> Data shown:
--------------------------------
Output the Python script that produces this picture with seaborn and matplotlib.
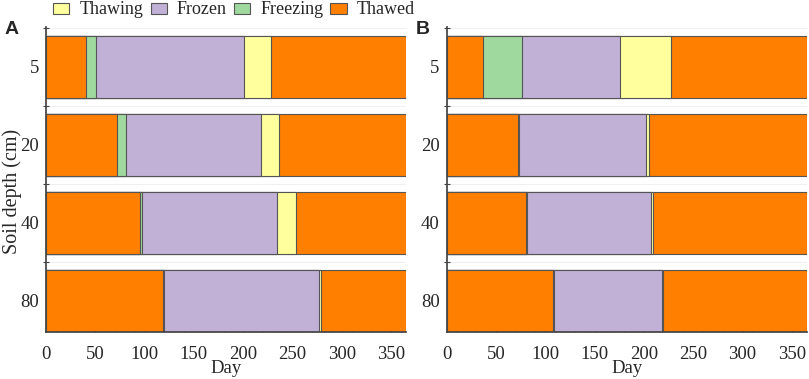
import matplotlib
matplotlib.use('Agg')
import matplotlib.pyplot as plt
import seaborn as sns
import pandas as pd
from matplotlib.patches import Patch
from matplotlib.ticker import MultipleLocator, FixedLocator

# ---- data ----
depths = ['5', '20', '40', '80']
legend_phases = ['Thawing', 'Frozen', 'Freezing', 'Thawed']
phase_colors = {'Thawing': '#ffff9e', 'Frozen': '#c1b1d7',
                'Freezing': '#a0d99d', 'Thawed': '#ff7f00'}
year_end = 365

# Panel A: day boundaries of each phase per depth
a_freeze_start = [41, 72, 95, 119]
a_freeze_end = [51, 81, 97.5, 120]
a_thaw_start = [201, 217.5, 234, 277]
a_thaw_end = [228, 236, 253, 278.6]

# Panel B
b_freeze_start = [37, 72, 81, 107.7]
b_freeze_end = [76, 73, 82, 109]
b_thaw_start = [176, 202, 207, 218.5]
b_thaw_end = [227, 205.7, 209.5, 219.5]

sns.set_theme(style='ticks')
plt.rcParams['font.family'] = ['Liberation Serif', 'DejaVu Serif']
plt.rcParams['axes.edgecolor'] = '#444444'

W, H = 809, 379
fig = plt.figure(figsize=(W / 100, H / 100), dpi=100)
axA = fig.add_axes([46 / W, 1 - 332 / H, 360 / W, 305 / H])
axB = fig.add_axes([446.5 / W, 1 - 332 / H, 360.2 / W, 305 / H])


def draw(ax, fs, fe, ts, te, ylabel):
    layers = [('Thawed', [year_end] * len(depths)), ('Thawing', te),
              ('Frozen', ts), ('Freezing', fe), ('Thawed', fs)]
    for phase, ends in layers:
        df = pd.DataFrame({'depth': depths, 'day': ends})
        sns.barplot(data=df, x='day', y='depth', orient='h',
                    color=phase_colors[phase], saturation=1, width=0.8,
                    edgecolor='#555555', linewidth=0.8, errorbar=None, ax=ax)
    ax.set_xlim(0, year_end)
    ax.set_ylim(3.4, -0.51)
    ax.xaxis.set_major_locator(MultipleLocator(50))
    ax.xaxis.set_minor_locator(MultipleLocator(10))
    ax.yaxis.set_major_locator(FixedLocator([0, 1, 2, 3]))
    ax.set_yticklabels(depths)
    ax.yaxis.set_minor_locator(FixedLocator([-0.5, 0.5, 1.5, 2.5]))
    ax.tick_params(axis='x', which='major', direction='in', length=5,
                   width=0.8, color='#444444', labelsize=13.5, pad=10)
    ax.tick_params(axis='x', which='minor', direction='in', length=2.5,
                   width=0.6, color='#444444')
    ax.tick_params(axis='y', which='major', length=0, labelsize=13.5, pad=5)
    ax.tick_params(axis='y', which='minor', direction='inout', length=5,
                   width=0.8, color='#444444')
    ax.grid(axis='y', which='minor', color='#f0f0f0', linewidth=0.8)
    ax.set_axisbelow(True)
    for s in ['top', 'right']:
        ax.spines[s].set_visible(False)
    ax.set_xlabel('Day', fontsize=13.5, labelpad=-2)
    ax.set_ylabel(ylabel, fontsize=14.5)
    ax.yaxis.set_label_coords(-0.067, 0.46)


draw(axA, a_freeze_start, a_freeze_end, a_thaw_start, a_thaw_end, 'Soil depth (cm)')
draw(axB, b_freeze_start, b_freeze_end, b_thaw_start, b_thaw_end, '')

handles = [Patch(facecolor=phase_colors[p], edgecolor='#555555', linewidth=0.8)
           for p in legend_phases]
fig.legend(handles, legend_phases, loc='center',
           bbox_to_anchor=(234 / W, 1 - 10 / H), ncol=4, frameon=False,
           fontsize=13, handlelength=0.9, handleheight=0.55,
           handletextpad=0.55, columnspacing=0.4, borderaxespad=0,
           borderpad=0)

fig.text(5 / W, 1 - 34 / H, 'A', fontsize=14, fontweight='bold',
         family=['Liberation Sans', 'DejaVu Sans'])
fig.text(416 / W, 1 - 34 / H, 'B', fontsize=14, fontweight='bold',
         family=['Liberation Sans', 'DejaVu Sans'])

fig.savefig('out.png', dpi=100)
--------------------------------
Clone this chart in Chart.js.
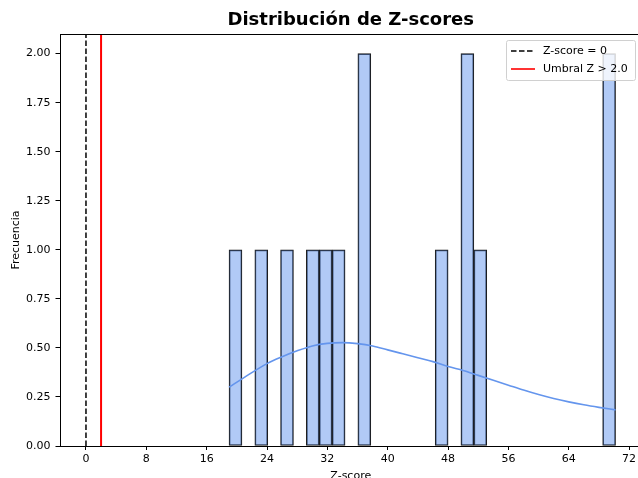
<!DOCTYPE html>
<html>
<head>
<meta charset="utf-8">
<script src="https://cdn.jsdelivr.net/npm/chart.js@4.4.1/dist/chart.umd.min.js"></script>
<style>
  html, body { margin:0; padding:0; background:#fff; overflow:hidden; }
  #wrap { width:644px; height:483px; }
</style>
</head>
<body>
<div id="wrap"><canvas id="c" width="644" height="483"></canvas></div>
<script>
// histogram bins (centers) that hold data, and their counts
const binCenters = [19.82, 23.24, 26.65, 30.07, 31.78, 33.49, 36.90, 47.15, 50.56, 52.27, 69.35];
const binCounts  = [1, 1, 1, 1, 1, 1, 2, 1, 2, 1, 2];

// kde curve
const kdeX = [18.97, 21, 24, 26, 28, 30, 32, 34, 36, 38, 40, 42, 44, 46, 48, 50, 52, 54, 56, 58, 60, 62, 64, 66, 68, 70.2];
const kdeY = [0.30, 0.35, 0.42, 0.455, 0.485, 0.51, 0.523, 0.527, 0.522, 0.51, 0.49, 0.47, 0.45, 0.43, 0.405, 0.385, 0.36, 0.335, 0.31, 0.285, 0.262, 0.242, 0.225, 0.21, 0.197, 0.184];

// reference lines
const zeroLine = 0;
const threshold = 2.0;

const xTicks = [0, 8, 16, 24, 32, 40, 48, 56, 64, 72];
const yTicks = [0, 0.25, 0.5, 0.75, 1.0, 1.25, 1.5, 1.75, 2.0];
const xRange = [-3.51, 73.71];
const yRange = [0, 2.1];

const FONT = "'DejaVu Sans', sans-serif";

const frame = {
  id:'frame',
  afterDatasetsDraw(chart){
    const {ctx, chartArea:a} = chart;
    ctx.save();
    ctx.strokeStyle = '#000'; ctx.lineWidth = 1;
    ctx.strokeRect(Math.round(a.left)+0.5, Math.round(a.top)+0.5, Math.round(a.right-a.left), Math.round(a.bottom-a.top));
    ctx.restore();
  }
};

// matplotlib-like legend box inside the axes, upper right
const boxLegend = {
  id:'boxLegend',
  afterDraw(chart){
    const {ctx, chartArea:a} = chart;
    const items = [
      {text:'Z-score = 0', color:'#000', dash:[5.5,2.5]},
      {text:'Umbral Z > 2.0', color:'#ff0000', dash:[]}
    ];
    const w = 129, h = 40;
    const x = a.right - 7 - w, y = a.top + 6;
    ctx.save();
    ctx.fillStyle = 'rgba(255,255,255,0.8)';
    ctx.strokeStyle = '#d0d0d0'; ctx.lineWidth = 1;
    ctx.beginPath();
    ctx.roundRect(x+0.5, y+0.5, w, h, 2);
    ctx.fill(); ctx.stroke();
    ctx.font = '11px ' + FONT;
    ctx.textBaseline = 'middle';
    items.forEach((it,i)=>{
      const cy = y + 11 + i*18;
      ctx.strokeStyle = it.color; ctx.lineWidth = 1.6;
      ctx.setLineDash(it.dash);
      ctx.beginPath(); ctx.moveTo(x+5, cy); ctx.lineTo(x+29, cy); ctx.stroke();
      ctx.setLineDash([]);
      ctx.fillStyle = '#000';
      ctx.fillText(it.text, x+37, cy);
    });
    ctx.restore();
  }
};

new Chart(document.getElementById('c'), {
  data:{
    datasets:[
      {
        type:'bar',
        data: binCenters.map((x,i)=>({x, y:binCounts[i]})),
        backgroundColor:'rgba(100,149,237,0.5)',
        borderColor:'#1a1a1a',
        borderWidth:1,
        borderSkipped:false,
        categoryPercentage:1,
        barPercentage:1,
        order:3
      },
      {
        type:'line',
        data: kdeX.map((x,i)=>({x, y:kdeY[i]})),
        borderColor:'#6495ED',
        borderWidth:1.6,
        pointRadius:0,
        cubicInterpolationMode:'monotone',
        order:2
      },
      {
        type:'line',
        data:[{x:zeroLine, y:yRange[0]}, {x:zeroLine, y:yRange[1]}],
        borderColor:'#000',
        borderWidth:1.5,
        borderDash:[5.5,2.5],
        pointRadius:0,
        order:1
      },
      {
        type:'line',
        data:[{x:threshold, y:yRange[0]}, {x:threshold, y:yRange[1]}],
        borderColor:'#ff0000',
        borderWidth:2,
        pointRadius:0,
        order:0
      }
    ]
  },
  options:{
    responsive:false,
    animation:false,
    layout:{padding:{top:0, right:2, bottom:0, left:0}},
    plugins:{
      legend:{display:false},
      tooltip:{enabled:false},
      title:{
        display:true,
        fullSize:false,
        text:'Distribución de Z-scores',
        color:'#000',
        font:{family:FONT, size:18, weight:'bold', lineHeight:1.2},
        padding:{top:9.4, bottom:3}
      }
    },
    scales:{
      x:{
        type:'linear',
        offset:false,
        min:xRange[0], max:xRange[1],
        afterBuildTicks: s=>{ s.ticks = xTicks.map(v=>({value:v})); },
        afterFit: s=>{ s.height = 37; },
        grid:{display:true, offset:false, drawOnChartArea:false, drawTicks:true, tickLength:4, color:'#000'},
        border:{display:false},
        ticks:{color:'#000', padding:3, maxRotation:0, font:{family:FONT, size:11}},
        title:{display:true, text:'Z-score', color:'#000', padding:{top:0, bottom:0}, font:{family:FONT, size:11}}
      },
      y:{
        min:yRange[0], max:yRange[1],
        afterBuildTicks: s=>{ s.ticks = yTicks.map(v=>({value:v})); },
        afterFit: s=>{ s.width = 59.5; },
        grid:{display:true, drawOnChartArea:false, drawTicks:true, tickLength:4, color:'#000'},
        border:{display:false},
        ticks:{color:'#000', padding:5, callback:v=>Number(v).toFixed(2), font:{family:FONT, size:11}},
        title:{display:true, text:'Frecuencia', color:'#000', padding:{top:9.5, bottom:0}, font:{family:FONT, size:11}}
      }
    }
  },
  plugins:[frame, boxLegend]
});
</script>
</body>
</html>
--------------------------------
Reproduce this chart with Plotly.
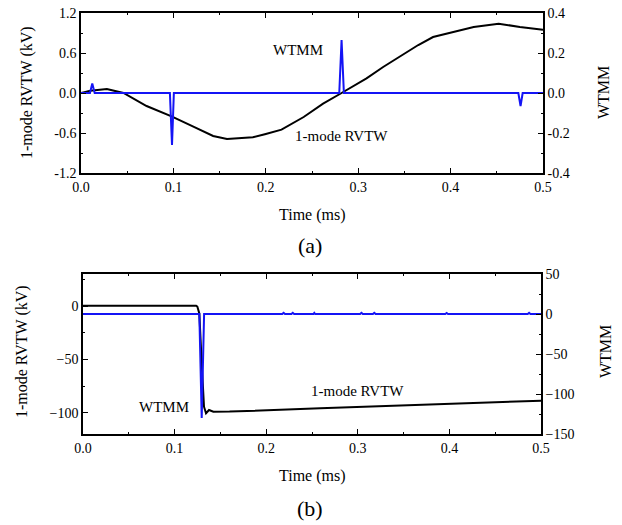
--------------------------------
> Task instructions: Repeat only the lines from the one with "Output the Python" down to the one with "from matplotlib.ticker import", word for word and both included, and leave the pictures out.

> Finished answer:
Output the Python script that produces this picture with seaborn and matplotlib.
import matplotlib
matplotlib.use('Agg')
import matplotlib.pyplot as plt
import seaborn as sns
import pandas as pd
from matplotlib.patches import Patch
from matplotlib.ticker import MultipleLocator, FixedLocator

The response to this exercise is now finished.